W.Green, G.Swanborough The Complete Book of Fighters
In the early spring of 1916, Armand Dufaux completed the prototype of an original two-seat fighter biplane in which a 110 hp Le Rhone 9J air-cooled rotary engine was buried in the forward fuselage to drive a two-bladed propeller amidships, the union between the forward and rear fuselage sections being provided by a substantial tubular member which passed through the propeller hub, this support being augmented by tie rods between the undercarriage V-struts and the tail-skid support. The pilot and gunner sat in side-by-side staggered seats immediately ahead of the engine, the latter (to starboard) having a single 7,7-mm Lewis gun. Built by the Societe pour la Construction et l’Entretien d'Avions (CEA), the Dufaux fighter commenced official tests at Chateaufort in April 1916, but the problems of engine cooling, structural rigidity, etc, apparently militated against further development.
Max speed, 87 mph (140 km/h) at sea level.

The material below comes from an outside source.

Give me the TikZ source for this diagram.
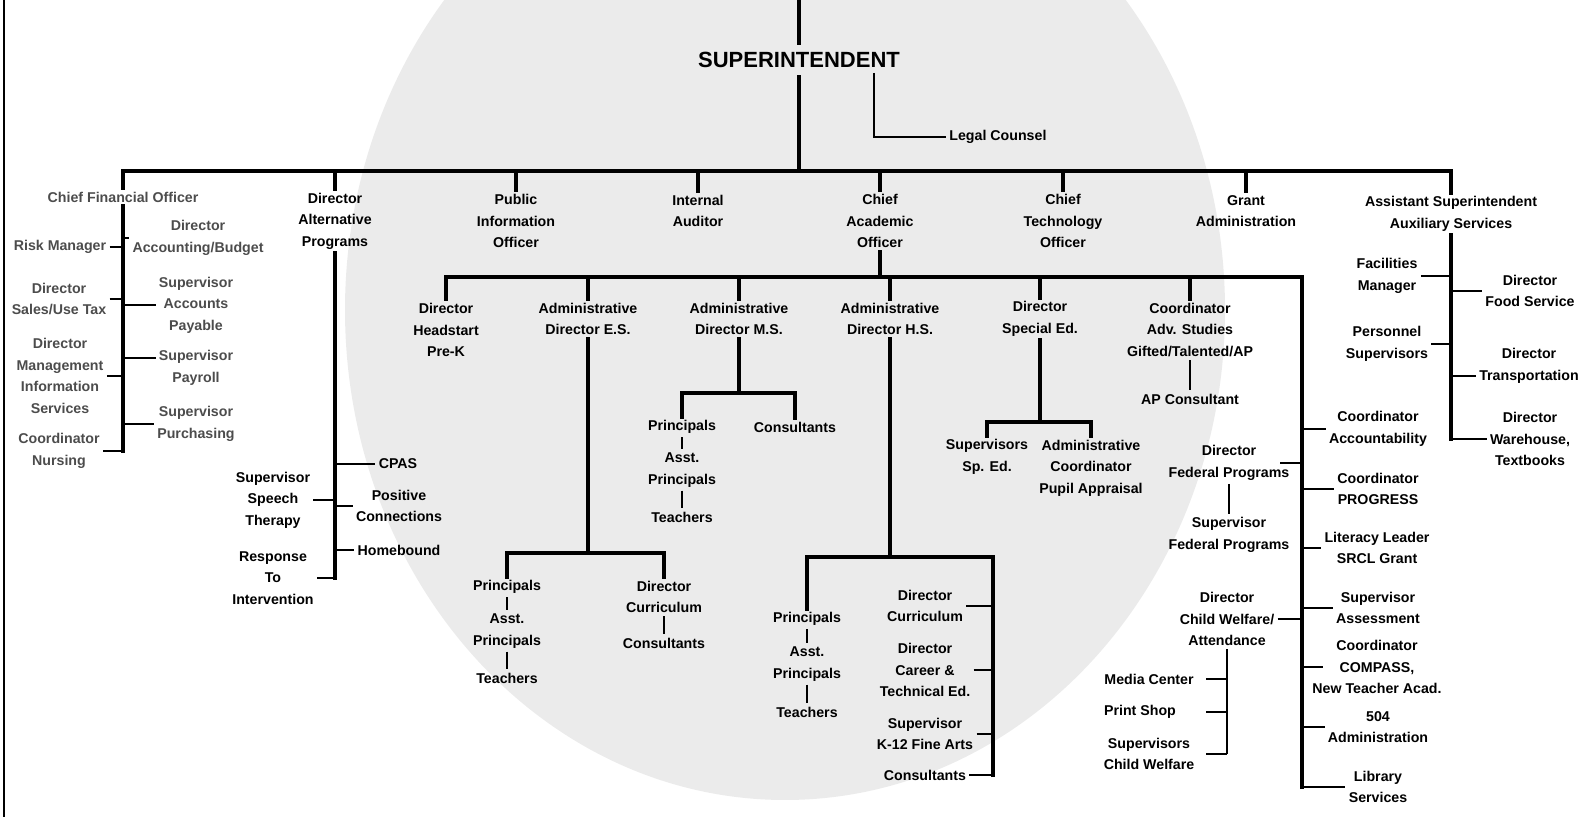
\documentclass[tikz,border=0pt]{standalone}
\usepackage{fontspec}
\setmainfont{Liberation Sans}
\usetikzlibrary{calc}

\tikzset{
  office/.style={align=center, inner sep=1.5pt, font=\fontsize{7.1}{10.75}\selectfont\bfseries},
  finance/.style={office, text=black!70},
  chief/.style={inner sep=4pt, font=\fontsize{11}{13}\selectfont\bfseries},
  trunk/.style={line width=1.6pt, line cap=rect},
  twig/.style={line width=1.2pt},
  thread/.style={line width=1.1pt},
  seal/.style={fill=black!8},
}

\begin{document}
\begin{tikzpicture}[x=0.5pt, y=-0.5pt]
\useasboundingbox (0,0) rectangle (1591,817);
% faint seal behind the chart
\begin{scope}
  \clip (0,0) rectangle (1591,817);
  \fill[seal] (785,310) ellipse[x radius=440, y radius=490];
\end{scope}
% left page rule
\coordinate (ruletop) at (4,0);
\coordinate (rulebot) at (4,817);
\draw[line width=0.6pt] (ruletop) -- (rulebot);

% superintendent and legal counsel
\node[chief] (sup) at (799,60) {SUPERINTENDENT};
\coordinate (supin) at (799,0);
\coordinate (mainbar) at (0,171);
\draw[trunk] (supin) -- (sup.north);
\draw[trunk] (sup.south) -- (sup.south |- mainbar);
\node[office, anchor=west] (legal) at (946,137) {Legal Counsel};
\coordinate (legalfork) at (874,73);
\draw[twig] (legalfork) |- (legal.west);

% first row
\node[finance] (cfo) at (123,197) {Chief Financial Officer};
\node[office] (alt) at (335,221) {Director\\Alternative\\Programs};
\node[office] (pio) at (516,221) {Public\\Information\\Officer};
\node[office] (ia) at (698,211) {Internal\\Auditor};
\node[office] (cao) at (880,221) {Chief\\Academic\\Officer};
\node[office] (cto) at (1063,221) {Chief\\Technology\\Officer};
\node[office] (grant) at (1246,211) {Grant\\Administration};
\node[office] (ass) at (1451,214) {Assistant Superintendent\\Auxiliary Services};
\draw[trunk] (cfo.north |- mainbar) -- (ass.north |- mainbar);
\foreach \n in {cfo,alt,pio,ia,cao,cto,grant,ass}
  \draw[trunk] (\n.north |- mainbar) -- (\n.north);

% finance branch
\node[finance] (risk) at (60,247) {Risk Manager};
\node[finance] (sales) at (59,299) {Director\\Sales/Use Tax};
\node[finance] (mis) at (60,376) {Director\\Management\\Information\\Services};
\node[finance] (nurse) at (59,451) {Coordinator\\Nursing};
\node[finance] (acct) at (198,238) {Director\\Accounting/Budget};
\node[finance] (payable) at (196,305) {Supervisor\\Accounts\\Payable};
\node[finance] (payroll) at (196,368) {Supervisor\\Payroll};
\node[finance] (purch) at (196,424) {Supervisor\\Purchasing};
\draw[trunk] (cfo.south) -- (cfo.south |- nurse.east);
\foreach \n in {risk,sales,mis,nurse}
  \draw[twig] (\n.east) -- (\n.east -| cfo.south);
\foreach \n in {acct,payable,purch}
  \draw[twig] (\n.west -| cfo.south) -- (\n.west);
\draw[twig] ([yshift=5pt]payroll.west -| cfo.south) -- ([yshift=5pt]payroll.west);

% alternative programs branch
\node[office] (cpas) at (398,464) {CPAS};
\node[office] (pos) at (399,506) {Positive\\Connections};
\node[office] (home) at (399,550) {Homebound};
\node[office] (speech) at (273,500) {Supervisor\\Speech\\Therapy};
\node[office] (rti) at (273,578) {Response\\To\\Intervention};
\draw[trunk] (alt.south) -- (alt.south |- rti.east);
\foreach \n in {cpas,pos,home}
  \draw[twig] (\n.west -| alt.south) -- (\n.west);
\foreach \n in {speech,rti}
  \draw[twig] (\n.east) -- (\n.east -| alt.south);

% academic branch
\coordinate (caobar) at (0,277);
\coordinate (rspine) at (1302,277);
\draw[trunk] (cao.south) -- (cao.south |- caobar);
\node[office] (hstart) at (446,330) {Director\\Headstart\\Pre-K};
\node[office] (es) at (588,319) {Administrative\\Director E.S.};
\node[office] (ms) at (739,319) {Administrative\\Director M.S.};
\node[office] (hs) at (890,319) {Administrative\\Director H.S.};
\node[office] (sped) at (1040,319) {Director\\Special Ed.};
\node[office] (adv) at (1190,330) {Coordinator\\Adv. Studies\\Gifted/Talented/AP};
\draw[trunk] (hstart.north |- caobar) -- (rspine);
\foreach \n in {hstart,es,ms,hs,sped,adv}
  \draw[trunk] (\n.north |- caobar) -- (\n.north);

% middle schools
\coordinate (msbar) at (0,393);
\node[office] (msp) at (682,427) {Principals};
\node[office] (msc) at (795,427) {Consultants};
\node[office] (msa) at (682,470) {Asst.\\Principals};
\node[office] (mst) at (682,517) {Teachers};
\draw[trunk] (ms.south) -- (ms.south |- msbar);
\draw[trunk] (msp.north |- msbar) -- (msc.north |- msbar);
\foreach \n in {msp,msc}
  \draw[trunk] (\n.north |- msbar) -- (\n.north);
\draw[thread] (msp) -- (msa);
\draw[thread] (msa) -- (mst);

% elementary schools
\coordinate (esbar) at (0,553);
\node[office] (esp) at (507,587) {Principals};
\node[office] (esa) at (507,631) {Asst.\\Principals};
\node[office] (est) at (507,678) {Teachers};
\node[office] (esd) at (664,597) {Director\\Curriculum};
\node[office] (esc) at (664,643) {Consultants};
\draw[trunk] (es.south) -- (es.south |- esbar);
\draw[trunk] (esp.north |- esbar) -- (esd.north |- esbar);
\foreach \n in {esp,esd}
  \draw[trunk] (\n.north |- esbar) -- (\n.north);
\draw[thread] (esp) -- (esa);
\draw[thread] (esa) -- (est);
\draw[thread] (esd) -- (esc);

% high schools
\coordinate (hsbar) at (0,557);
\coordinate (hsspine) at (993,557);
\node[office] (hsp) at (807,619) {Principals};
\node[office] (hsa) at (807,664) {Asst.\\Principals};
\node[office] (hst) at (807,712) {Teachers};
\node[office] (hscur) at (925,606) {Director\\Curriculum};
\node[office] (hscte) at (925,670) {Director\\Career \&\\Technical Ed.};
\node[office] (hsfa) at (925,734) {Supervisor\\K-12 Fine Arts};
\node[office] (hscon) at (925,775) {Consultants};
\draw[trunk] (hs.south) -- (hs.south |- hsbar);
\draw[trunk] (hsp.north |- hsbar) -- (hsspine) -- (hsspine |- hscon.east);
\draw[trunk] (hsp.north |- hsbar) -- (hsp.north);
\draw[thread] (hsp) -- (hsa);
\draw[thread] (hsa) -- (hst);
\foreach \n in {hscur,hscte,hsfa,hscon}
  \draw[twig] (\n.east) -- (\n.east -| hsspine);

% special education
\coordinate (spbar) at (0,422);
\node[office] (sps) at (987,457) {Supervisors\\Sp. Ed.};
\node[office] (spa) at (1091,468) {Administrative\\Coordinator\\Pupil Appraisal};
\draw[trunk] (sped.south) -- (sped.south |- spbar);
\draw[trunk] (sps.north |- spbar) -- (spa.north |- spbar);
\foreach \n in {sps,spa}
  \draw[trunk] (\n.north |- spbar) -- (\n.north);
\node[office] (apc) at (1190,399) {AP Consultant};
\draw[thread] (adv) -- (apc);

% right spine of the academic branch
\node[office] (acc) at (1378,429) {Coordinator\\Accountability};
\node[office] (prog) at (1378,489) {Coordinator\\PROGRESS};
\node[office] (lit) at (1377,548) {Literacy Leader\\SRCL Grant};
\node[office] (asmt) at (1378,608) {Supervisor\\Assessment};
\node[office] (comp) at (1377,667) {Coordinator\\COMPASS,\\New Teacher Acad.};
\node[office] (s504) at (1378,727) {504\\Administration};
\node[office] (lib) at (1378,787) {Library\\Services};
\draw[trunk] (rspine) -- (rspine |- lib.west);
\foreach \n in {acc,prog,lit,asmt,s504,lib}
  \draw[twig] (\n.west -| rspine) -- (\n.west);
\draw[twig] (rspine |- comp) -- ++(21,0);

\node[office] (fed) at (1229,463) {Director\\Federal Programs};
\node[office] (sfed) at (1229,535) {Supervisor\\Federal Programs};
\draw[twig] (rspine |- fed) -- ++(-22,0);
\draw[thread] (fed) -- (sfed);
\node[office] (cw) at (1227,619) {Director\\Child Welfare/\\Attendance};
\draw[twig] (cw.east) -- (cw.east -| rspine);
\node[office] (media) at (1149,679) {Media Center};
\node[office] (print) at (1140,712) {Print Shop};
\node[office] (scw) at (1149,754) {Supervisors\\Child Welfare};
\draw[twig] (cw.south) -- (cw.south |- scw.east);
\foreach \n in {media,print,scw}
  \draw[twig] (cw.south |- \n.east) -- ++(-21,0);

% auxiliary services
\node[office] (fac) at (1387,276) {Facilities\\Manager};
\node[office] (pers) at (1387,344) {Personnel\\Supervisors};
\node[office] (food) at (1530,291) {Director\\Food Service};
\node[office] (trans) at (1529,366) {Director\\Transportation};
\node[office] (ware) at (1530,439) {Director\\Warehouse,\\Textbooks};
\draw[trunk] (ass.south) -- (ass.south |- ware.west);
\foreach \n in {fac,pers}
  \draw[twig] (\n.east) -- (\n.east -| ass.south);
\foreach \n in {food,ware}
  \draw[twig] (\n.west -| ass.south) -- (\n.west);
\draw[twig] ([yshift=-5pt]trans.west -| ass.south) -- ([yshift=-5pt]trans.west);
\end{tikzpicture}
\end{document}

Time to 6,560 ft (2 000 m), 13.15 min.
Endurance, 2.0 hrs.
Empty weight, 1,168 lb (530 kg).
Loaded weight, 1,631 lb (740 kg).
Span, 26 ft 1 2/5 in (7,96 m).
Length, 20 ft 0 in (6,10 m).
Height, 9 ft 1 1/4 in (2,80 m).
DUFAUX AVION-CANON France
Armand Dufaux’s avion-canon was one of the most original fighters of World War I in that it was designed around a fixed forward-firing 37-mm Hotchkiss cannon. The aircraft itself was of conventional layout, being a single-bay single-seat biplane with a two-bladed tractor propeller. In order to cater for the centrally-mounted cannon firing through a hollow propeller shaft, two nine-cylinder air-cooled rotary engines were mounted athwartships. The cannon passed between the engines and the hollow propeller shaft was driven by bevel gearing. Built in the workshops of the CEA, Dufaux’s avion-canon was tested in 1917, and allegedly achieved speeds in excess of 124 mph (200 km/h). It was demonstrated before the Minister of Aviation of the day, but further development was not pursued and neither illustrations nor data relating to this extraordinary fighter appear to have survived.